China's population decline accelerated in 2023, official figures showed, shrinking by more than 2m people

By AFP
January 18, 2024
People visit the renovated East Nanjing Road Walkway in east Chinas Shanghai, on September 12, 2020. — Xinhua
People visit the renovated East Nanjing Road Walkway in east China's Shanghai, on September 12, 2020. — Xinhua

SHANGHAI: Young Chinese are increasingly hesitant to start families, citing economic concerns exacerbated by rigid social norms around child-rearing, even as their government grows desperate to boost the birth rate and stave off a demographic crisis.

China´s population decline accelerated in 2023, official figures released on Wednesday showed, shrinking by more than two million people. Long alarmed by falling fertility, the government has relaxed its decades-long one-child policy in recent years to allow three children per family, while rolling out subsidies and calling on women to become homemakers.

But the incentives and exhortations are doing little to change what demographers describe as an economic crisis in the making, as the number of working adults shrinks while a booming contingent of retirees chips away at finite social security funds.

Twenty-six-year-old Xiaopeng works at a Shanghai event space that hosts classes and parties for children, but said he prefers his pets to having children of his own.

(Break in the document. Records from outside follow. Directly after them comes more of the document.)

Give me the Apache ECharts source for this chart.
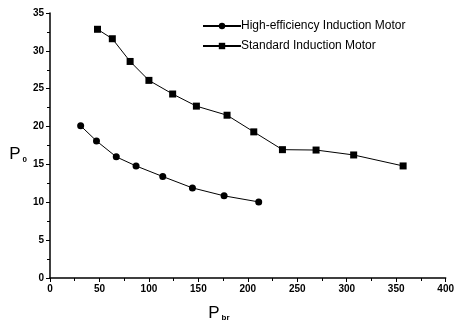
<!DOCTYPE html>
<html>
<head>
<meta charset="utf-8">
<script src="https://cdn.jsdelivr.net/npm/echarts@6/dist/echarts.min.js"></script>
<style>
  html, body { margin: 0; padding: 0; background: #fff; }
  #chart { width: 457px; height: 327px; }
</style>
</head>
<body>
<div id="chart"></div>
<script>
// High-efficiency induction motor (circles)
const highPbr = [31, 47, 67, 87, 114, 144, 176, 211];
const highP0 = [20.1, 18.1, 16.0, 14.8, 13.4, 11.9, 10.85, 10.05];

// Standard induction motor (squares)
const stdPbr = [48, 63, 81, 100, 124, 148, 179, 206, 235, 269, 307, 357];
const stdP0 = [32.85, 31.6, 28.6, 26.1, 24.3, 22.7, 21.5, 19.3, 16.95, 16.9, 16.25, 14.8];

const seriesNames = ['High-efficiency Induction Motor', 'Standard Induction Motor'];

const chart = echarts.init(document.getElementById('chart'), null, {renderer: 'canvas'});

const font = '"Liberation Sans", Arial, sans-serif';
const subStyle = {fontSize: 8, fontWeight: 'bold', verticalAlign: 'bottom', padding: [10, 0, 0, 2]};

const option = {
  animation: false,
  textStyle: {fontFamily: font},
  grid: {left: 50, right: 8, top: 13, bottom: 48},
  legend: {
    orient: 'vertical',
    left: 197,
    top: 15,
    itemWidth: 38,
    itemHeight: 8,
    itemGap: 8,
    textStyle: {color: '#000', fontSize: 12, fontFamily: font, padding: [0, 0, 0, -5]},
    data: seriesNames
  },
  xAxis: {
    type: 'value',
    min: 0,
    max: 400,
    interval: 50,
    name: 'P{sub|br}',
    nameLocation: 'middle',
    nameGap: 26,
    nameTextStyle: {
      color: '#000', fontSize: 17, fontFamily: font,
      padding: [0, 58, 0, 0],
      rich: {sub: subStyle}
    },
    axisLine: {lineStyle: {color: '#000', width: 1.5}},
    axisTick: {show: true, inside: false, length: 4, lineStyle: {color: '#000'}},
    minorTick: {show: true, splitNumber: 2, length: 3, lineStyle: {color: '#000'}},
    axisLabel: {color: '#000', fontSize: 10, fontWeight: 'bold', margin: 6},
    splitLine: {show: false}
  },
  yAxis: {
    type: 'value',
    min: 0,
    max: 35,
    interval: 5,
    name: 'P{sub|0}',
    nameLocation: 'middle',
    nameRotate: 0,
    nameGap: 18,
    nameTextStyle: {
      color: '#000', fontSize: 17, fontFamily: font,
      padding: [18, 0, 0, 0],
      rich: {sub: subStyle}
    },
    axisLine: {show: true, lineStyle: {color: '#000', width: 1.5}},
    axisTick: {show: true, inside: false, length: 4, lineStyle: {color: '#000'}},
    minorTick: {show: true, splitNumber: 2, length: 3, lineStyle: {color: '#000'}},
    axisLabel: {color: '#000', fontSize: 10, fontWeight: 'bold', margin: 6},
    splitLine: {show: false}
  },
  series: [
    {
      name: seriesNames[0],
      type: 'line',
      symbol: 'circle',
      symbolSize: 7,
      itemStyle: {color: '#000'},
      lineStyle: {color: '#000', width: 1},
      data: highPbr.map(function (x, i) { return [x, highP0[i]]; })
    },
    {
      name: seriesNames[1],
      type: 'line',
      symbol: 'rect',
      symbolSize: 7,
      itemStyle: {color: '#000'},
      lineStyle: {color: '#000', width: 1},
      data: stdPbr.map(function (x, i) { return [x, stdP0[i]]; })
    }
  ]
};

chart.setOption(option);
</script>
</body>
</html>
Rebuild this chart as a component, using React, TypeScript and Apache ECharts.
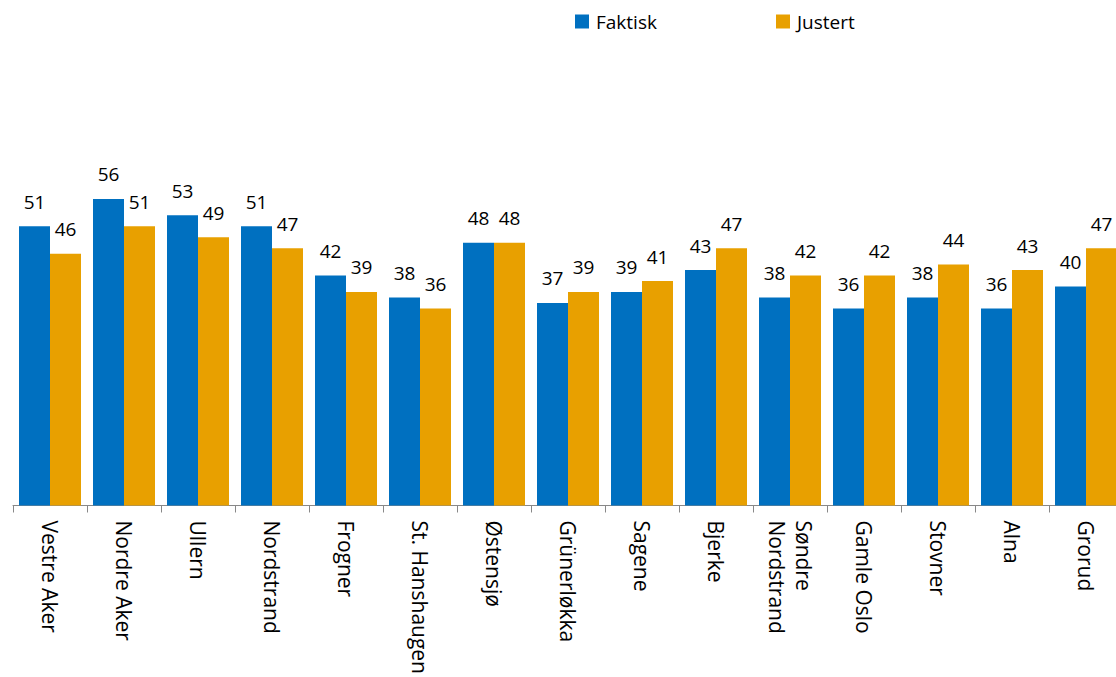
import React, { useEffect, useRef } from "react";
import * as echarts from "echarts";

const categories = [
  "Vestre Aker",
  "Nordre Aker",
  "Ullern",
  "Nordstrand",
  "Frogner",
  "St. Hanshaugen",
  "Østensjø",
  "Grünerløkka",
  "Sagene",
  "Bjerke",
  "Søndre\nNordstrand",
  "Gamle Oslo",
  "Stovner",
  "Alna",
  "Grorud",
];
const faktisk = [51, 56, 53, 51, 42, 38, 48, 37, 39, 43, 38, 36, 38, 36, 40];
const justert = [46, 51, 49, 47, 39, 36, 48, 39, 41, 47, 42, 42, 44, 43, 47];

const FONT = "'Open Sans', 'Noto Sans', sans-serif";

export default function App() {
  const ref = useRef<HTMLDivElement>(null);
  useEffect(() => {
    if (!ref.current) return;
    const chart = echarts.init(ref.current, undefined, { renderer: "svg" });
    const labelStyle = {
      show: true,
      position: "top" as const,
      distance: 15,
      color: "#000",
      fontFamily: FONT,
      fontSize: 19,
    };
    chart.setOption({
      animation: false,
      legend: [
        {
          data: ["Faktisk"],
          left: 570,
          top: 7,
          itemWidth: 14,
          itemHeight: 14,
          icon: "rect",
          textStyle: { fontFamily: FONT, fontSize: 19, color: "#000", padding: [0, 0, 0, 2] },
        },
        {
          data: ["Justert"],
          left: 771,
          top: 7,
          itemWidth: 14,
          itemHeight: 14,
          icon: "rect",
          textStyle: { fontFamily: FONT, fontSize: 19, color: "#000", padding: [0, 0, 0, 2] },
        },
      ],
      grid: { left: 13, width: 1110, top: 177, bottom: 165, containLabel: false },
      xAxis: {
        type: "category",
        data: categories,
        boundaryGap: true,
        axisLine: { show: true, lineStyle: { color: "#888888", width: 1 } },
        axisTick: { show: true, length: 7, lineStyle: { color: "#888888", width: 1 } },
        axisLabel: {
          interval: 0,
          rotate: -90,
          margin: 15,
          color: "#000",
          fontFamily: FONT,
          fontSize: 21,
          lineHeight: 27,
        },
      },
      yAxis: {
        type: "value",
        min: 0,
        max: 60,
        show: false,
        splitLine: { show: false },
      },
      series: [
        {
          name: "Faktisk",
          type: "bar",
          data: faktisk,
          barWidth: 31,
          barGap: "0%",
          itemStyle: { color: "#0070C0" },
          label: labelStyle,
        },
        {
          name: "Justert",
          type: "bar",
          data: justert,
          barWidth: 31,
          barGap: "0%",
          itemStyle: { color: "#E8A000" },
          label: labelStyle,
        },
      ],
    });
    return () => chart.dispose();
  }, []);
  return (
    <div
      style={{
        position: "fixed",
        left: 0,
        top: 0,
        width: 1116,
        height: 677,
        overflow: "hidden",
        background: "#fff",
      }}
    >
      <div ref={ref} style={{ width: 1130, height: 677 }} />
    </div>
  );
}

“For me, children could be a bit more difficult, with all the practical concerns you have to consider,” he told AFP. Childbirth in China usually comes after a wallet-draining process of buying a home, finding a spouse, and paying for a lavish wedding, with government policy penalising births out of wedlock despite recent moves in some regions to support unwed mothers.

Parents then race to ensure their children excel at school and university to succeed in the cut-throat jobs market, feeding a massive afterschool tuition market that the government has cracked down on with limited success.

The average cost in 2019 of raising a child in China from birth to age 18 was 485,000 yuan ($68,000), according to Beijing-based thinktank YuWa Population Research. That was nearly seven times the country´s GDP per capita that year -- a ratio far exceeding the United States´ 4.11 or Australia´s 2.08.

That does not include the apartment that parents are often expected to help sons buy to secure a bride.

“For my friends, if they have a stable job and their careers are stable... they will start to want children,” Xiaopeng said. “For me, I feel like raising pets is more appropriate than raising a child.”